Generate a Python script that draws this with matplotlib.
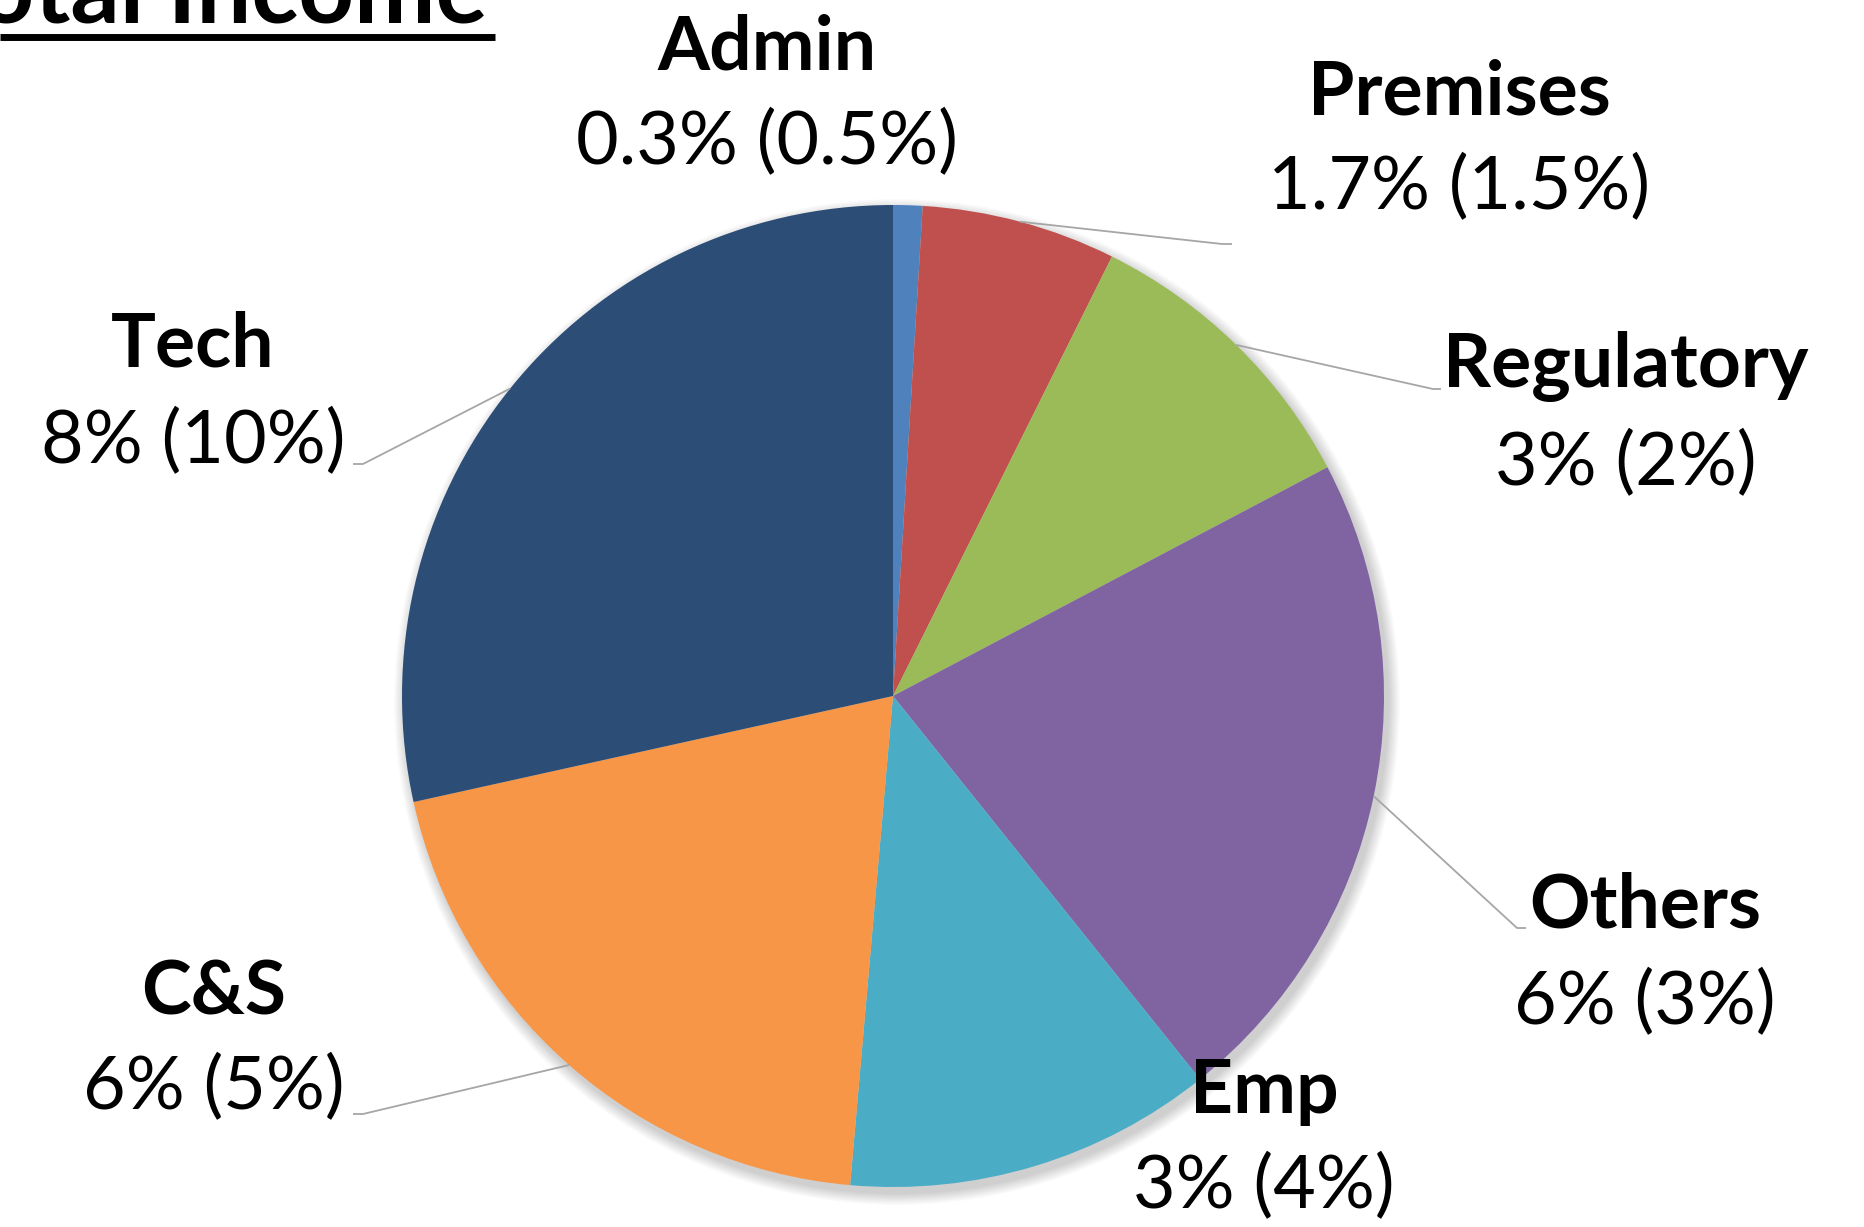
import numpy as np
import matplotlib.pyplot as plt

# Cost share of total income, current year (prior year in brackets)
categories = ['Admin', 'Premises', 'Regulatory', 'Others', 'Emp', 'C&S', 'Tech']
# slice sizes (% of income, labels are rounded)
values = [0.27, 1.79, 2.78, 6.15, 3.40, 5.64, 7.97]
value_labels = ['0.3% (0.5%)', '1.7% (1.5%)', '3% (2%)', '6% (3%)',
                '3% (4%)', '6% (5%)', '8% (10%)']
colors = ['#4F81BD', '#C0504D', '#9BBB59', '#8064A2', '#4BACC6', '#F79646', '#2C4D75']

W, H = 1865, 1227
CX, CY, R = 893, 696, 491   # pie centre / radius in image pixels (y from top)

# label layout: (name centre, value centre) in image pixels
label_pos = {
    'Admin':      ((767, 48),   (767, 143)),
    'Premises':   ((1459, 93),  (1459, 188)),
    'Regulatory': ((1626, 366), (1626, 464)),
    'Others':     ((1645, 906), (1645, 1003)),
    'Emp':        ((1264, 1092), (1264, 1187)),
    'C&S':        ((214, 993),  (214, 1088)),
    'Tech':       ((193, 345),  (193, 442)),
}
# leader line elbow and end (image pixels)
leaders = {
    'Premises':   ((1222, 244), (1232, 244)),
    'Regulatory': ((1433, 389), (1441, 389)),
    'Others':     ((1517, 928), (1526, 928)),
    'C&S':        ((363, 1114), (353, 1114)),
    'Tech':       ((363, 464),  (353, 464)),
}

FONT = 'Lato'
NAME_SIZE = 54
VALUE_SIZE = 53


def fy(y):
    return H - y


fig = plt.figure(figsize=(W / 100, H / 100), dpi=100)
ax = fig.add_axes([0, 0, 1, 1])

# soft shadow under the pie
for k in range(12):
    ax.add_patch(plt.Circle((CX + 4, fy(CY) - 6), R + 12 - k, color='black',
                            alpha=0.014, lw=0, zorder=1))

wedges, _ = ax.pie(values, colors=colors, startangle=90, counterclock=False,
                   radius=R, center=(CX, fy(CY)), frame=True,
                   wedgeprops=dict(linewidth=0, zorder=2))
ax.set_xlim(0, W)
ax.set_ylim(0, H)
ax.axis('off')

for name, w, vlab in zip(categories, wedges, value_labels):
    (nx, ny), (vx, vy) = label_pos[name]
    ax.text(nx, fy(ny), name, family=FONT, fontweight='bold', fontsize=NAME_SIZE,
            ha='center', va='center', zorder=5)
    ax.text(vx, fy(vy), vlab, family=FONT, fontsize=VALUE_SIZE,
            ha='center', va='center', zorder=5)
    if name in leaders:
        mid = np.deg2rad((w.theta1 + w.theta2) / 2)
        sx = CX + R * np.cos(mid)
        sy = fy(CY) + R * np.sin(mid)
        (ex, ey), (tx, ty) = leaders[name]
        ax.plot([sx, ex, tx], [sy, fy(ey), fy(ty)], color='#A6A6A6', lw=1.3,
                zorder=4, solid_capstyle='butt')

# chart title, cut off at the top-left corner as in the source slide
ax.text(488, fy(22), 'Total Income', family=FONT, fontweight='bold',
        fontsize=70, ha='right', va='baseline', zorder=5)
ax.plot([0, 495], [fy(36.5), fy(36.5)], color='black', lw=5, solid_capstyle='butt')

fig.savefig('out.png', dpi=100)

_ _ _ _ _

* _Goal of the exercise_:
From the first line of the material down to the line containing "import matplotlib.pyplot as plt", inclusive, return each line exactly, skipping any picture.

* _Exercise output_:
Generate a Python script that draws this with matplotlib.
import numpy as np
import matplotlib.pyplot as plt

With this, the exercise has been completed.